INSTRUCTION - Without the pictures, output the lines of the material from the very first through the one that holds "-6.2, -6.7, -8.0];".

AVAILABLE RECORDS -
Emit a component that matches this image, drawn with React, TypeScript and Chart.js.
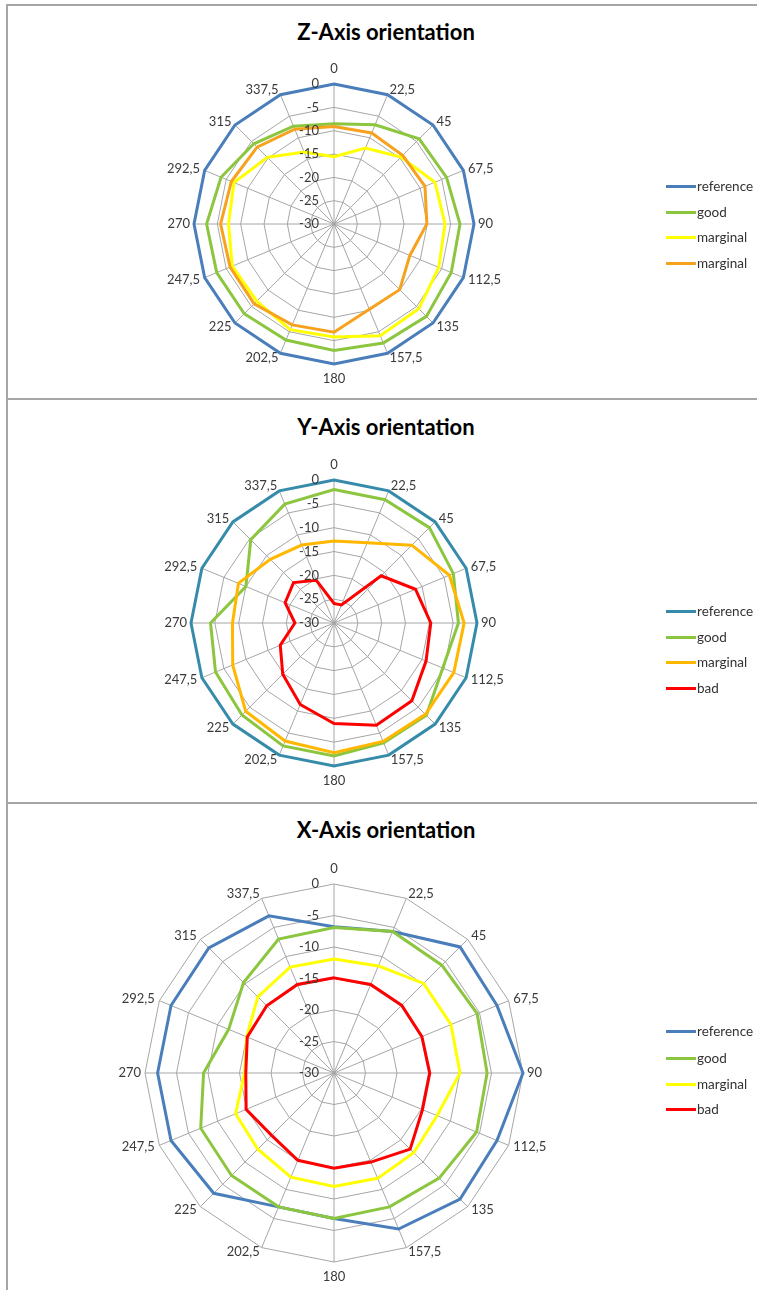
import React, { useEffect, useRef } from "react";
import { Chart, registerables } from "chart.js";

Chart.register(...registerables);

// ---------- data ----------
const angleLabels = ["0", "22,5", "45", "67,5", "90", "112,5", "135", "157,5", "180", "202,5", "225", "247,5", "270", "292,5", "315", "337,5"];

const zReference = [0, 0, 0, 0, 0, 0, 0, 0, 0, 0, 0, 0, 0, 0, 0, 0];
const zGood = [-8.5, -7.0, -4.2, -3.9, -3.0, -2.8, -2.0, -2.4, -2.9, -3.1, -2.8, -2.8, -2.7, -3.8, -5.7, -7.3];
const zMarginalYellow = [-15.6, -12.4, -9.7, -6.6, -6.2, -5.7, -4.3, -4.1, -5.8, -5.5, -6.6, -6.4, -7.4, -6.8, -9.8, -13.3];
const zMarginalOrange = [-9.1, -8.9, -9.2, -8.9, -10.1, -12.4, -10.1, -10.2, -6.8, -6.6, -5.8, -5.9, -5.7, -6.2, -6.7, -8.0];

const yReference = [0, 0, 0, 0, 0, 0, 0, 0, 0, 0, 0, 0, 0, 0, 0, 0];
const yGood = [-2.0, -2.0, -1.7, -2.9, -3.9, -5.3, -2.6, -2.8, -2.1, -2.1, -2.7, -3.1, -4.1, -10.0, -5.3, -3.0];
const yMarginal = [-12.8, -11.8, -6.9, -3.8, -2.7, -2.8, -2.9, -3.1, -2.8, -3.2, -3.8, -7.0, -8.7, -8.3, -11.1, -12.3];
const yBad = [-25.9, -25.9, -16.0, -11.5, -9.7, -9.1, -6.9, -6.8, -8.9, -11.5, -14.8, -17.8, -21.8, -18.9, -18.0, -20.3];

const xReference = [-6.8, -5.7, -1.7, -2.0, 0, -2.0, -1.7, -3.2, -6.9, -7.0, -3.0, -2.0, -2.0, -2.0, -1.9, -3.0];
const xGood = [-6.9, -5.7, -5.8, -5.4, -5.7, -5.5, -6.4, -7.0, -6.9, -7.0, -7.0, -7.1, -9.3, -11.9, -9.7, -7.0];
const xMarginal = [-11.9, -11.6, -9.9, -9.9, -10.0, -12.3, -12.1, -11.9, -12.0, -12.1, -12.9, -13.1, -15.8, -15.0, -12.9, -11.8];
const xBad = [-14.9, -14.8, -14.8, -14.9, -14.8, -14.8, -12.9, -14.7, -14.9, -15.0, -16.0, -14.9, -16.0, -15.1, -14.9, -14.8];

const scaleMin = -30;
const scaleMax = 0;
const scaleStep = 5;

// ---------- styles ----------
const BLUE = "#4A7EBB";
const TEAL = "#378BAA";
const GREEN = "#8CC63F";
const YELLOW = "#FFFF00";
const ORANGE1 = "#F7A21E";
const ORANGE2 = "#FFB700";
const RED = "#FF0000";
const FONT = "Lato, 'Open Sans', sans-serif";
const TEXT = "#3A3A3A";

type Series = { label: string; data: number[]; color: string };

const tickLabelPlugin = {
  id: "tickLabelPlugin",
  afterDatasetsDraw(chart: any) {
    const scale = chart.scales.r;
    const ctx = chart.ctx;
    ctx.save();
    ctx.font = "13px " + FONT;
    ctx.fillStyle = TEXT;
    ctx.textAlign = "right";
    ctx.textBaseline = "middle";
    scale.ticks.forEach((t: any) => {
      const d = scale.getDistanceFromCenterForValue(t.value);
      ctx.fillText(String(t.value), scale.xCenter - 15, scale.yCenter - d);
    });
    ctx.restore();
  },
};

function RadarPanel(props: { top: number; height: number; series: Series[] }) {
  const ref = useRef<HTMLCanvasElement | null>(null);
  useEffect(() => {
    if (!ref.current) return;
    const n = props.series.length;
    const chart = new Chart(ref.current, {
      type: "radar",
      data: {
        labels: angleLabels,
        datasets: props.series.map((s, i) => ({
          label: s.label,
          data: s.data,
          borderColor: s.color,
          backgroundColor: "rgba(0,0,0,0)",
          borderWidth: 3,
          pointRadius: 0,
          pointHoverRadius: 0,
          fill: false,
          tension: 0,
          order: n - i,
        })),
      },
      options: {
        responsive: false,
        animation: false,
        devicePixelRatio: 1,
        layout: { padding: { left: 0, right: 89, top: 10, bottom: 10 } },
        plugins: { legend: { display: false }, title: { display: false }, tooltip: { enabled: false } },
        scales: {
          r: {
            min: scaleMin,
            max: scaleMax,
            ticks: { stepSize: scaleStep, display: false },
            grid: { color: "#A6A6A6", lineWidth: 1 },
            angleLines: { color: "#A6A6A6", lineWidth: 1 },
            pointLabels: {
              color: TEXT,
              font: { family: FONT, size: 13, lineHeight: 0 },
              padding: (ctx: any) => {
                const i = ctx.index;
                if (i === 0 || i === 8) return 15;
                if (i === 4 || i === 12) return 4;
                return 5;
              },
            },
          },
        },
      },
      plugins: [tickLabelPlugin],
    } as any);
    return () => chart.destroy();
  }, []);
  return (
    <canvas
      ref={ref}
      width={757}
      height={props.height}
      style={{ position: "absolute", left: 0, top: props.top, width: 757, height: props.height, display: "block" }}
    />
  );
}

function Title(props: { text: string; cy: number }) {
  return (
    <div
      style={{
        position: "absolute",
        left: 16,
        width: 740,
        top: props.cy - 14,
        height: 28,
        lineHeight: "28px",
        textAlign: "center",
        fontFamily: FONT,
        fontWeight: 700,
        fontSize: 22,
        color: "#000",
      }}
    >
      {props.text}
    </div>
  );
}

function Legend(props: { series: Series[]; ys: number[] }) {
  return (
    <>
      {props.series.map((s, i) => (
        <div key={i} style={{ position: "absolute", left: 666, top: props.ys[i] - 10, height: 20, width: 91 }}>
          <div style={{ position: "absolute", left: 0, top: 9, width: 30, height: 3, background: s.color }} />
          <div
            style={{
              position: "absolute",
              left: 31,
              top: 0,
              height: 20,
              lineHeight: "20px",
              fontFamily: FONT,
              fontSize: 13.5,
              color: "#333",
              whiteSpace: "nowrap",
            }}
          >
            {s.label}
          </div>
        </div>
      ))}
    </>
  );
}

const zSeries: Series[] = [
  { label: "reference", data: zReference, color: BLUE },
  { label: "good", data: zGood, color: GREEN },
  { label: "marginal", data: zMarginalYellow, color: YELLOW },
  { label: "marginal", data: zMarginalOrange, color: ORANGE1 },
];
const ySeries: Series[] = [
  { label: "reference", data: yReference, color: TEAL },
  { label: "good", data: yGood, color: GREEN },
  { label: "marginal", data: yMarginal, color: ORANGE2 },
  { label: "bad", data: yBad, color: RED },
];
const xSeries: Series[] = [
  { label: "reference", data: xReference, color: BLUE },
  { label: "good", data: xGood, color: GREEN },
  { label: "marginal", data: xMarginal, color: YELLOW },
  { label: "bad", data: xBad, color: RED },
];

export default function App() {
  const line = "#A6A6A6";
  return (
    <div style={{ position: "absolute", left: 0, top: 0, width: 757, height: 1290, overflow: "hidden", background: "#fff" }}>
      <div style={{ position: "absolute", left: 6, top: 4, width: 751, height: 2, background: line }} />
      <div style={{ position: "absolute", left: 6, top: 4, width: 2, height: 1286, background: line }} />
      <div style={{ position: "absolute", left: 6, top: 398, width: 751, height: 2, background: line }} />
      <div style={{ position: "absolute", left: 6, top: 802, width: 751, height: 2, background: line }} />

      <RadarPanel top={59} height={330} series={zSeries} />
      <Title text="Z-Axis orientation" cy={32} />
      <Legend series={zSeries} ys={[186, 212, 237, 263]} />

      <RadarPanel top={455} height={336} series={ySeries} />
      <Title text="Y-Axis orientation" cy={427} />
      <Legend series={ySeries} ys={[611, 637, 662, 688]} />

      <RadarPanel top={859} height={428} series={xSeries} />
      <Title text="X-Axis orientation" cy={830} />
      <Legend series={xSeries} ys={[1031, 1058, 1084, 1109]} />
    </div>
  );
}
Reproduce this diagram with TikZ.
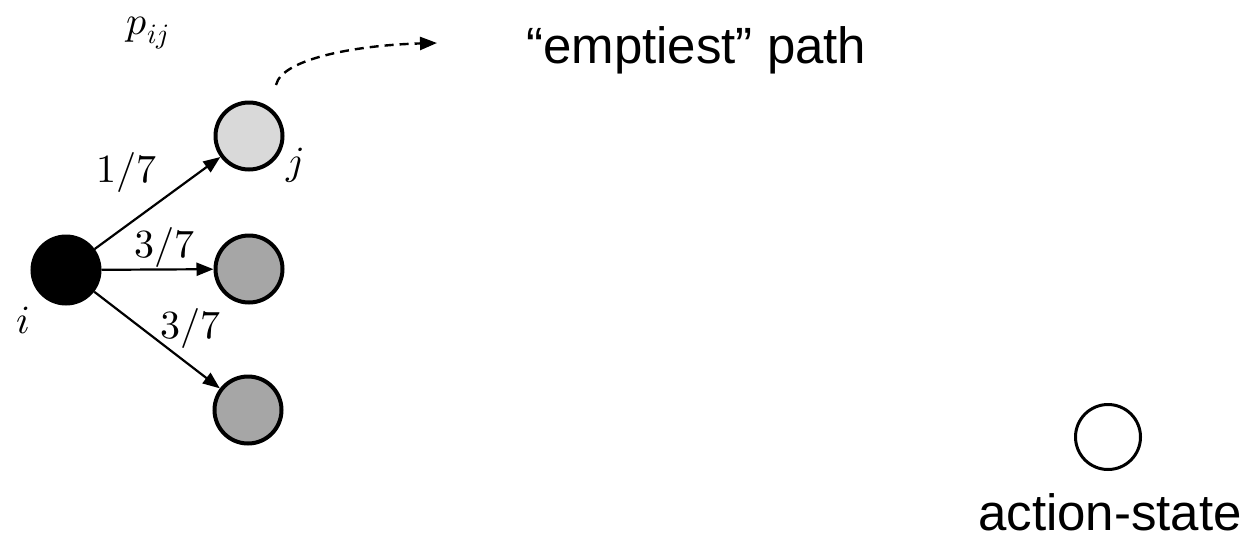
\documentclass[tikz,border=0pt]{standalone}
\usepackage{unicode-math}
\setmainfont{Liberation Sans}
\setmathfont{Latin Modern Math}
\usetikzlibrary{arrows.meta}
\begin{document}
\begin{tikzpicture}[x=1pt,y=-1pt,
  state/.style={circle,draw=black,line width=4pt,minimum size=67pt,inner sep=0pt},
  edge/.style={line width=2.2pt,-{Triangle[length=17pt,width=13pt]}},
  mathlbl/.style={font=\fontsize{40}{46}\selectfont,inner sep=0pt},
  big/.style={font=\fontsize{51}{60}\selectfont,inner sep=0pt}]
\useasboundingbox (0,0) rectangle (1253,544);
\node[state,fill=black] (i) at (66,270) {};
\node[state,fill={rgb,255:red,217;green,217;blue,217}] (j) at (249,136) {};
\node[state,fill={rgb,255:red,166;green,166;blue,166}] (m) at (249,269) {};
\node[state,fill={rgb,255:red,166;green,166;blue,166}] (b) at (248,410) {};
\node[circle,draw=black,line width=3pt,minimum size=65pt,inner sep=0pt] (a) at (1108,437) {};
\draw[edge] (i) -- (j);
\draw[edge] (i) -- (m);
\draw[edge] (i) -- (b);
\node[mathlbl] (l1) at (127,172) {$1/7$};
\node[mathlbl] (l2) at (165,247) {$3/7$};
\node[mathlbl] (l3) at (191,328) {$3/7$};
\node[mathlbl] (lj) at (295,165) {$j$};
\node[mathlbl] (li) at (23,320) {$i$};
\node[mathlbl] (p) at (148,33) {$p_{ij}$};
\node[big,anchor=base west] (e) at (526,63) {“emptiest” path};
\node[big,anchor=base] (as) at (1110,530) {action-state};
\coordinate (ds) at (276,85);
\coordinate (de) at (437,43);
\draw[line width=2.4pt,dash pattern=on 9pt off 6pt,-{Triangle[length=17pt,width=13pt]}] (ds) .. controls (282,58) and (360,45) .. (de);
\end{tikzpicture}
\end{document}
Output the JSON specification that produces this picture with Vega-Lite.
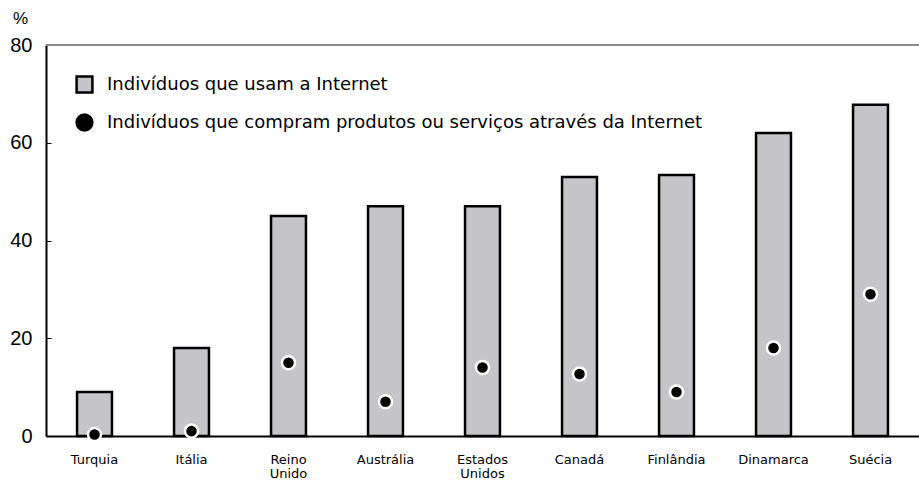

EXERCISE SOLUTION -
Emit a component that matches this image, drawn with React, TypeScript and Chart.js.
import React, { useEffect, useRef } from "react";
import { Chart, registerables } from "chart.js";

Chart.register(...registerables);

// ---------- data ----------
const angleLabels = ["0", "22,5", "45", "67,5", "90", "112,5", "135", "157,5", "180", "202,5", "225", "247,5", "270", "292,5", "315", "337,5"];

const zReference = [0, 0, 0, 0, 0, 0, 0, 0, 0, 0, 0, 0, 0, 0, 0, 0];
const zGood = [-8.5, -7.0, -4.2, -3.9, -3.0, -2.8, -2.0, -2.4, -2.9, -3.1, -2.8, -2.8, -2.7, -3.8, -5.7, -7.3];
const zMarginalYellow = [-15.6, -12.4, -9.7, -6.6, -6.2, -5.7, -4.3, -4.1, -5.8, -5.5, -6.6, -6.4, -7.4, -6.8, -9.8, -13.3];
const zMarginalOrange = [-9.1, -8.9, -9.2, -8.9, -10.1, -12.4, -10.1, -10.2, -6.8, -6.6, -5.8, -5.9, -5.7, -6.2, -6.7, -8.0];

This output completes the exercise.